Where are credentials stored?

Your Google Cloud credentials are stored in ~/.config/gcloud/ using the standard Google Cloud CLI configuration. PX uses these credentials to provision and manage cloud resources on your behalf.

Step 3: Create a Simple Test Script

Create a file called filesize.py:

python
import fileinput
import os

def main():
    # Read filenames from arguments or stdin
    for line in fileinput.input():
        filename = line.strip()

        # Get file size in bytes
        file_size = os.stat(filename).st_size

        # Print filename and size
        print(f"{filename}: {file_size} bytes")

if __name__ == "__main__":
    main()

Just for illustration

This Python program is just for illustration purposes. You don't actually need a cluster to calculate file sizes, of course, but this simple example helps you get started with PX's workflow. PX supports any programming language for user code, including Python, Ruby, JavaScript, TypeScript, Rust, Zig, C/C++, Go, Java, and more.

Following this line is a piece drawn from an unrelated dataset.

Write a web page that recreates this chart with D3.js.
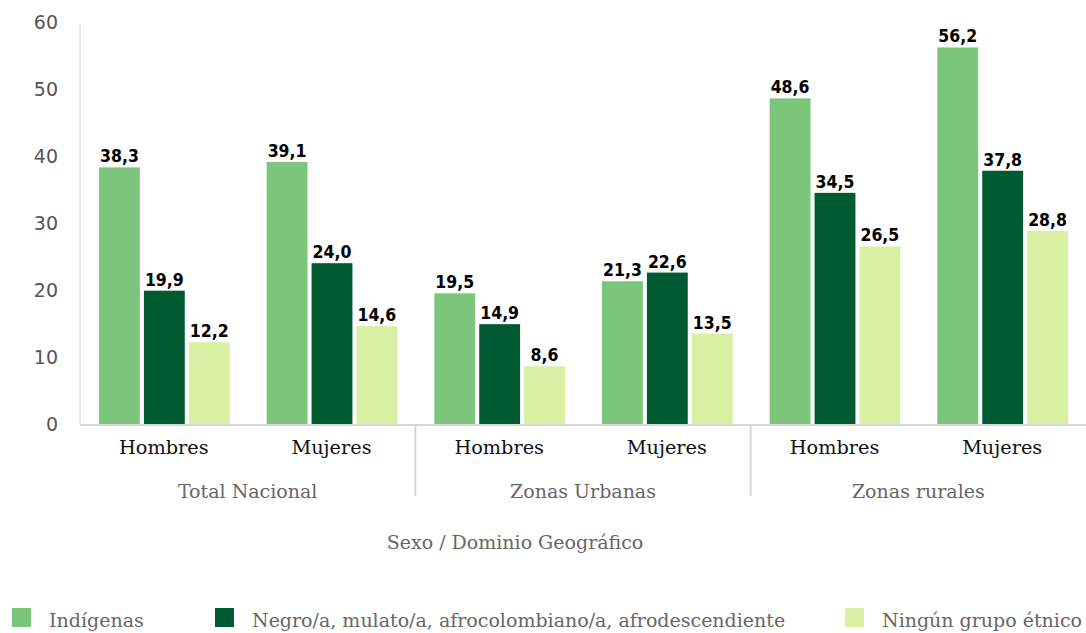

Step 4: Run Your First Parallel Job

Now run your script in parallel across multiple cores:

bash
ls images/ | px run -p 4 'python filesize.py'

This command will:

  • Run your filesize.py script 4 times in parallel
  • Each instance will run on a separate core
  • You'll see output from all 4 processes

Step 5: Prepare Your Data

First, sync your local image files to cloud storage:

bash
rclone sync images/ gs://px-gcs-my-bucket/images/

About rclone

rclone is a command-line tool for managing files on cloud storage. It supports syncing, copying, and mounting cloud storage as a local filesystem. For Google Cloud Storage setup and usage, see the rclone GCS documentation.

Then generate a list of files to process:

bash
find images/ -type f | sed 's|^images/|/px-gcs-my-bucket/images/|' > images.txt

This creates images.txt with filesystem paths like:

/px-gcs-my-bucket/images/photo1.jpg
/px-gcs-my-bucket/images/photo2.jpg
/px-gcs-my-bucket/images/photo3.jpg

The reason this works is because px.yaml will include a simple configuration to mount Google Cloud Storage at that filesystem location on every cluster node.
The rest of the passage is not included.